Provided data:
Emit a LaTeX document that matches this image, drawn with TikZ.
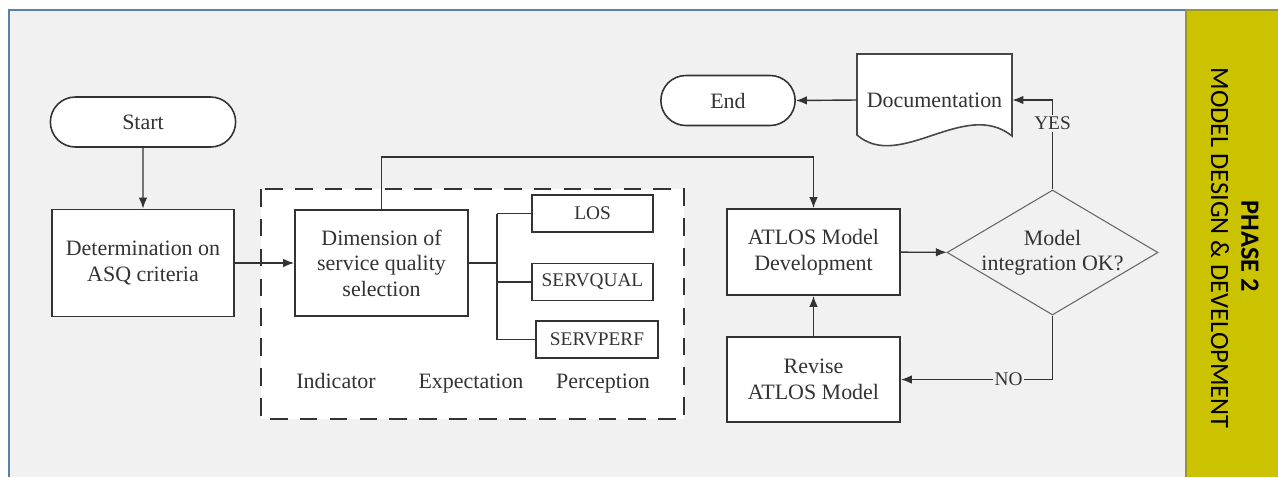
\documentclass[tikz,border=0pt]{standalone}
\usepackage{fontspec}
\setmainfont{Liberation Serif}
\newfontfamily\bandfont{Carlito}
\usepackage{tikz}
\usetikzlibrary{calc,shapes.geometric,shapes.misc,arrows.meta}
\usepackage{xcolor}
\definecolor{fondo}{HTML}{F1F1F1}
\definecolor{marco}{HTML}{5B80A5}
\definecolor{banda}{HTML}{CCC300}
\definecolor{bordebanda}{HTML}{9C9430}
\definecolor{linea}{HTML}{333333}

\tikzset{
  texto/.style={font=\fontsize{12.5}{14.5}\selectfont, text=linea, align=center},
  terminal/.style={texto, rounded rectangle, draw=linea, fill=white, line width=0.9pt, minimum height=1cm},
  proceso/.style={texto, rectangle, draw=linea, fill=white, line width=1pt, inner sep=0pt},
  opcion/.style={proceso, font=\fontsize{11}{13}\selectfont, minimum height=0.74cm},
  flecha/.style={draw=linea, line width=0.8pt, -{Latex[length=2.2mm,width=1.7mm]}},
  rama/.style={draw=linea, line width=0.8pt},
  etiqueta/.style={font=\fontsize{11}{13}\selectfont, fill=fondo, inner sep=1pt, text=linea},
}

\begin{document}
\begin{tikzpicture}[x=0.02cm, y=-0.02cm]
    \useasboundingbox (0,0) rectangle (1278,477);

    % Fondo y marco
    \fill[fondo] (9,10) rectangle (1186,477);
    \draw[marco, line width=1.4pt] (9,477) -- (9,10) -- (1186,10);

    % Banda de la fase
    \fill[banda] (1186,10) rectangle (1278,477);
    \draw[bordebanda, line width=1.2pt] (1186,477) -- (1186,10) -- (1278,10);
    \node[rotate=-90, font=\bandfont\bfseries\fontsize{15}{18}\selectfont] (fase) at (1250,246) {PHASE 2};
    \node[rotate=-90, font=\bandfont\fontsize{15}{18}\selectfont] (tema) at (1220,248) {MODEL DESIGN \& DEVELOPMENT};

    % Recuadro punteado de la dimension
    \draw[linea, line width=1.1pt, dash pattern=on 10pt off 7pt, fill=white] (261,189) rectangle (684,419);

    % Nodos
    \node[terminal, minimum width=3.94cm] (inicio) at (143,122) {Start};
    \node[proceso, minimum width=3.64cm, minimum height=2.14cm] (criterios) at (143,263) {Determination on\\ASQ criteria};
    \node[proceso, minimum width=3.46cm, minimum height=2.12cm] (dimension) at (381.5,263) {Dimension of\\service quality\\selection};
    \node[opcion, minimum width=2.42cm] (los) at (592.5,213.5) {LOS};
    \node[opcion, minimum width=2.42cm] (servqual) at (592.5,282) {SERVQUAL};
    \node[opcion, minimum width=2.44cm] (servperf) at (597,339.5) {SERVPERF};
    \node[texto, anchor=base] (indicador) at (336,388) {Indicator};
    \node[texto, anchor=base] (expectativa) at (471,388) {Expectation};
    \node[texto, anchor=base] (percepcion) at (603,388) {Perception};
    \node[proceso, minimum width=3.46cm, minimum height=1.72cm] (atlos) at (813.5,252) {ATLOS Model\\Development};
    \node[proceso, minimum width=3.46cm, minimum height=1.7cm] (revisar) at (813.5,379.5) {Revise\\ATLOS Model};
    \node[diamond, draw=gray!80!black, fill=fondo, line width=0.6pt, aspect=1.69,
          minimum width=4.22cm, minimum height=2.5cm, inner sep=0pt,
          label={[texto]center:{Model\\integration OK?}}] (control) at (1052.5,252.5) {};

    % Documento con borde ondulado
    \draw[linea!90, line width=0.9pt, fill=white] (857,54) -- (1012,54) -- (1012,136)
        .. controls (965,98) and (900,172) .. (857,135) -- cycle;
    \node[texto, minimum width=3.1cm, inner sep=0pt] (doc) at (934.5,100) {Documentation};
    \node[terminal, minimum width=2.92cm] (fin) at (728,100.5) {End};

    % Conectores
    \draw[flecha] (inicio) -- (criterios);
    \draw[flecha] (criterios) -- (dimension);
    \draw[flecha] (dimension.north) -- ++(0,-52) -| (atlos.north);
    \draw[rama] (dimension.east) -- ++(28,0) coordinate (nudo);
    \draw[rama] (nudo |- los.west) -- (nudo |- servperf.west);
    \foreach \op in {los,servqual,servperf}
        \draw[rama] (nudo |- \op.west) -- (\op.west);
    \draw[flecha] (atlos) -- (control);
    \draw[flecha] (control.north) |- node[etiqueta, pos=0.37] (si) {YES} (doc.east);
    \draw[flecha] (control.south) |- node[etiqueta, pos=0.645] (no) {NO} (revisar.east);
    \draw[flecha] (revisar) -- (atlos);
    \draw[flecha] (doc.west) -- (fin.east);
\end{tikzpicture}
\end{document}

Exercise task:
Return nothing but the lines running from the start of the data to the line with "(9,10) -- (1186,10);", please, both ends included and no pictures.

Answer to the problem:
Emit a LaTeX document that matches this image, drawn with TikZ.
\documentclass[tikz,border=0pt]{standalone}
\usepackage{fontspec}
\setmainfont{Liberation Serif}
\newfontfamily\bandfont{Carlito}
\usepackage{tikz}
\usetikzlibrary{calc,shapes.geometric,shapes.misc,arrows.meta}
\usepackage{xcolor}
\definecolor{fondo}{HTML}{F1F1F1}
\definecolor{marco}{HTML}{5B80A5}
\definecolor{banda}{HTML}{CCC300}
\definecolor{bordebanda}{HTML}{9C9430}
\definecolor{linea}{HTML}{333333}

\tikzset{
  texto/.style={font=\fontsize{12.5}{14.5}\selectfont, text=linea, align=center},
  terminal/.style={texto, rounded rectangle, draw=linea, fill=white, line width=0.9pt, minimum height=1cm},
  proceso/.style={texto, rectangle, draw=linea, fill=white, line width=1pt, inner sep=0pt},
  opcion/.style={proceso, font=\fontsize{11}{13}\selectfont, minimum height=0.74cm},
  flecha/.style={draw=linea, line width=0.8pt, -{Latex[length=2.2mm,width=1.7mm]}},
  rama/.style={draw=linea, line width=0.8pt},
  etiqueta/.style={font=\fontsize{11}{13}\selectfont, fill=fondo, inner sep=1pt, text=linea},
}

\begin{document}
\begin{tikzpicture}[x=0.02cm, y=-0.02cm]
    \useasboundingbox (0,0) rectangle (1278,477);

    % Fondo y marco
    \fill[fondo] (9,10) rectangle (1186,477);
    \draw[marco, line width=1.4pt] (9,477) -- (9,10) -- (1186,10);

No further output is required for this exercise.